Trump kept up the jabs Saturday in Waco, Texas, as he held his first campaign rally of the year.
“Man, he’s dropping like a rock,” Trump said of DeSantis. Using one of his derogatory nicknames for the Florida governor, the former president argued “they keep saying ‘DeSanctus’ could do well with farmers. I don’t think so. Based on polls, he’s not doing well with anything.”
However, with roughly 10 months to go until the start of the first nominating primaries and caucuses, it is still very early in the 2024 cycle, and the field is far from set. The race for the GOP presidential nomination is not a national contest, but rather a battle for delegates up for grabs in the individual states’ nominating contests.

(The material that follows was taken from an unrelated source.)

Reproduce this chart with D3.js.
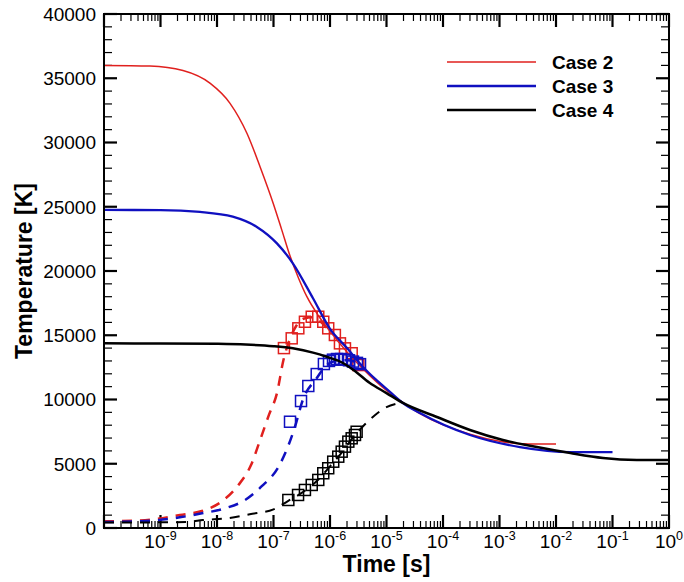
<!DOCTYPE html>
<html>
<head>
<meta charset="utf-8">
<script src="https://cdn.jsdelivr.net/npm/d3@7"></script>
<style>
    body { margin: 0; background: #fff; }
    text { font-family: "Liberation Sans", Arial, sans-serif; }
</style>
</head>
<body>
<div id="chart"></div>
<script>

// ---- data: [time in s, temperature in K] ----

// solid lines (translational temperature)
const case2Solid = [[1e-10, 36000], [6.5e-10, 35950], [2.5e-9, 35600], [7.6e-9, 34600], [1.7e-8, 33050],
    [3.4e-8, 30700], [5.8e-8, 28100], [1e-7, 25200], [1.4e-7, 23200], [1.95e-7, 21200], [2.8e-7, 19400],
    [3.9e-7, 18000], [6.3e-7, 16500], [1e-6, 15300], [2e-6, 13700], [4e-6, 12300], [1e-5, 10700],
    [1.95e-5, 9750], [3.9e-5, 8900], [3e-4, 7300], [1e-3, 6750], [2.5e-3, 6550], [5e-3, 6540], [1e-2, 6540]];
const case3Solid = [[1e-10, 24750], [1e-9, 24740], [5e-9, 24600], [1.9e-8, 24230], [5e-8, 23450],
    [1.15e-7, 22150], [2.2e-7, 20600], [5e-7, 17880], [1e-6, 15500], [2e-6, 14000], [3.8e-6, 12550],
    [6.3e-6, 11600], [1.15e-5, 10600], [1.95e-5, 9730], [3.9e-5, 8950], [3e-4, 7240], [2.3e-3, 6300],
    [1.8e-2, 5910], [1e-1, 5910]];
const case4Solid = [[1e-10, 14370], [1e-9, 14360], [1e-8, 14330], [3.2e-8, 14280], [1e-7, 14150],
    [2.2e-7, 13980], [5e-7, 13650], [8.7e-7, 13330], [1.6e-6, 12900], [2.6e-6, 12300], [5e-6, 11300],
    [1e-5, 10500], [1.95e-5, 9730], [7.8e-5, 8640], [3e-4, 7630], [1.15e-3, 6850], [4.6e-3, 6300],
    [1.8e-2, 5830], [6.8e-2, 5450], [2.7e-1, 5300], [1, 5290]];

// dashed lines
const case2Dashed = [[1e-10, 520], [3.2e-10, 560], [8.5e-10, 700], [2.2e-9, 1010], [5.4e-9, 1320],
    [1.2e-8, 2050], [2.4e-8, 3350], [4e-8, 4900], [5.8e-8, 6850], [8.3e-8, 8800], [1.15e-7, 10480],
    [1.5e-7, 13070], [1.95e-7, 14700], [2.5e-7, 15700], [3.5e-7, 16300], [5e-7, 16400], [7e-7, 16000],
    [1e-6, 15300]];
const case3Dashed = [[1e-10, 470], [3.2e-10, 500], [8.5e-10, 600], [2.2e-9, 830], [5.4e-9, 1140],
    [1.3e-8, 1500], [3.2e-8, 2200], [6.2e-8, 3250], [1.23e-7, 4770], [1.8e-7, 6330], [2.4e-7, 7880],
    [3.3e-7, 9960], [5.8e-7, 11650], [8.7e-7, 12680], [1.26e-6, 13000], [2e-6, 13050], [3.2e-6, 12850]];
const case4Dashed = [[1e-10, 420], [1e-9, 440], [3.2e-9, 480], [5.6e-9, 620], [1.5e-8, 750],
    [3.8e-8, 1070], [1e-7, 1450], [1.8e-7, 2100], [3.2e-7, 2750], [6.3e-7, 3800], [1e-6, 4800],
    [1.6e-6, 5850], [2.5e-6, 7000], [4e-6, 8000], [6.3e-6, 8800], [1e-5, 9400], [1.6e-5, 9700]];

// square symbols
const case2Points = [[1.53e-7, 14000], [2.1e-7, 14760], [2.75e-7, 15540], [3.6e-7, 16050], [4.75e-7, 16440],
    [6.2e-7, 16440], [7.6e-7, 16050], [9.3e-7, 15540], [1.22e-6, 15020], [1.5e-6, 14370], [1.84e-6, 13980],
    [2.42e-6, 13600], [3.17e-6, 12680]];
const case3Points = [[1.96e-7, 8270], [3.07e-7, 9880], [4.13e-7, 11050], [5.82e-7, 11980], [7.8e-7, 12760],
    [9.6e-7, 13000], [1.13e-6, 13100], [1.33e-6, 13150], [1.57e-6, 13150], [1.84e-6, 13100], [2.17e-6, 13050],
    [2.55e-6, 12950], [3e-6, 12850], [3.4e-6, 12750]];
const case4Points = [[1.83e-7, 2180], [2.72e-7, 2570], [3.6e-7, 2960], [4.75e-7, 3350], [6.2e-7, 3740],
    [7.6e-7, 4260], [9.3e-7, 4650], [1.14e-6, 5160], [1.4e-6, 5550], [1.61e-6, 5940], [1.84e-6, 6330],
    [2.11e-6, 6720], [2.42e-6, 6980], [2.77e-6, 7240], [2.96e-6, 7490]];

const caseNames = ['Case 2', 'Case 3', 'Case 4'];
const yTickValues = [0, 5000, 10000, 15000, 20000, 25000, 30000, 35000, 40000];
const xLabelExponents = [-9, -8, -7, -6, -5, -4, -3, -2, -1, 0];

// ---- drawing ----

const width = 684, height = 582;
const plot = {left: 104, right: 669, top: 14, bottom: 528};

const colors = ['#e0201e', '#1010c0', '#000000'];
const solidWidths = [1.5, 2.3, 2.5];

const svg = d3.select('#chart').append('svg')
    .attr('width', width)
    .attr('height', height);

const x = d3.scaleLog().domain([1e-10, 1]).range([plot.left, plot.right]);
const y = d3.scaleLinear().domain([0, 40000]).range([plot.bottom, plot.top]);

// tick positions
let xMinor = [];
for (let e = -10; e < 0; e++) {
    for (let k = 2; k <= 9; k++) xMinor.push(k * Math.pow(10, e));
}
let xMajor = d3.range(-10, 1).map(e => Math.pow(10, e));
let yMinor = d3.range(0, 40001, 1000).filter(v => v % 5000 !== 0);

const ticks = svg.append('g').attr('stroke', '#000');

// inward ticks on all four sides
function xTicks(values, len, sw) {
    ticks.append('g').selectAll('line').data(values).enter().append('line')
        .attr('x1', d => x(d)).attr('x2', d => x(d))
        .attr('y1', plot.bottom).attr('y2', plot.bottom - len).attr('stroke-width', sw);
    ticks.append('g').selectAll('line').data(values).enter().append('line')
        .attr('x1', d => x(d)).attr('x2', d => x(d))
        .attr('y1', plot.top).attr('y2', plot.top + len).attr('stroke-width', sw);
}
function yTicks(values, len, sw) {
    ticks.append('g').selectAll('line').data(values).enter().append('line')
        .attr('y1', d => y(d)).attr('y2', d => y(d))
        .attr('x1', plot.left).attr('x2', plot.left + len).attr('stroke-width', sw);
    ticks.append('g').selectAll('line').data(values).enter().append('line')
        .attr('y1', d => y(d)).attr('y2', d => y(d))
        .attr('x1', plot.right).attr('x2', plot.right - len).attr('stroke-width', sw);
}
xTicks(xMinor, 7, 1.2);
xTicks(xMajor, 13, 2.2);
yTicks(yMinor, 8, 1.2);
yTicks(yTickValues, 13, 2.2);

// tick labels
svg.append('g').selectAll('text').data(yTickValues).enter().append('text')
    .attr('x', plot.left - 8)
    .attr('y', d => y(d))
    .attr('dy', '0.36em')
    .attr('text-anchor', 'end')
    .attr('font-size', 19)
    .text(d => d);

let xl = svg.append('g').selectAll('text').data(xLabelExponents).enter().append('text')
    .attr('x', d => x(Math.pow(10, d)))
    .attr('y', 548)
    .attr('text-anchor', 'middle')
    .attr('font-size', 19);
xl.append('tspan').text('10');
xl.append('tspan').attr('font-size', 12.5).attr('dy', -8).text(d => d);

// axis titles
svg.append('text')
    .attr('x', (plot.left + plot.right) / 2)
    .attr('y', 572)
    .attr('text-anchor', 'middle')
    .attr('font-size', 23)
    .attr('font-weight', 'bold')
    .text('Time [s]');

svg.append('text')
    .attr('transform', 'translate(32,' + ((plot.top + plot.bottom) / 2) + ') rotate(-90)')
    .attr('text-anchor', 'middle')
    .attr('font-size', 23)
    .attr('font-weight', 'bold')
    .text('Temperature [K]');

// curves
const line = d3.line()
    .x(d => x(d[0]))
    .y(d => y(d[1]))
    .curve(d3.curveMonotoneX);

const solids = [case2Solid, case3Solid, case4Solid];
const dashes = [case2Dashed, case3Dashed, case4Dashed];
const points = [case2Points, case3Points, case4Points];
const sq = 11;

for (let i = 0; i < 3; i++) {
    svg.append('path')
        .attr('d', line(solids[i]))
        .attr('fill', 'none')
        .attr('stroke', colors[i])
        .attr('stroke-width', solidWidths[i]);

    svg.append('path')
        .attr('d', line(dashes[i]))
        .attr('fill', 'none')
        .attr('stroke', colors[i])
        .attr('stroke-width', i === 2 ? 2 : 2.5)
        .attr('stroke-dasharray', '10,8');

    svg.append('g').selectAll('rect').data(points[i]).enter().append('rect')
        .attr('x', d => x(d[0]) - sq / 2)
        .attr('y', d => y(d[1]) - sq / 2)
        .attr('width', sq)
        .attr('height', sq)
        .attr('fill', 'none')
        .attr('stroke', colors[i])
        .attr('stroke-width', 1.5);
}

// frame
svg.append('rect')
    .attr('x', plot.left).attr('y', plot.top)
    .attr('width', plot.right - plot.left).attr('height', plot.bottom - plot.top)
    .attr('fill', 'none')
    .attr('stroke', '#000')
    .attr('stroke-width', 2);

// legend
const legend = svg.append('g').selectAll('g').data(caseNames).enter().append('g')
    .attr('transform', (d, i) => 'translate(0,' + (62 + i * 24) + ')');
legend.append('line')
    .attr('x1', 447).attr('x2', 536)
    .attr('stroke', (d, i) => colors[i])
    .attr('stroke-width', (d, i) => solidWidths[i]);
legend.append('text')
    .attr('x', 552)
    .attr('y', 6.5)
    .attr('font-size', 19)
    .attr('font-weight', 'bold')
    .text(d => d);

</script>
</body>
</html>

Polls in the early voting states have been all over the map. DeSantis topped Trump by 12 points in a public opinion survey by the University of New Hampshire in late January, in the state that holds the first primary and second overall contest in the GOP nominating calendar. However, Trump held a massive lead over DeSantis in the Granite State according to a more recent survey from Emerson College.
New surveys from a leading Republican polling firm – Public Opinion Strategies – that were conducted the past two weeks suggested Trump up by the lower double digits in a crowded field in New Hampshire and tied with DeSantis in Iowa, the state that kicks off the GOP’s caucus and primary schedule.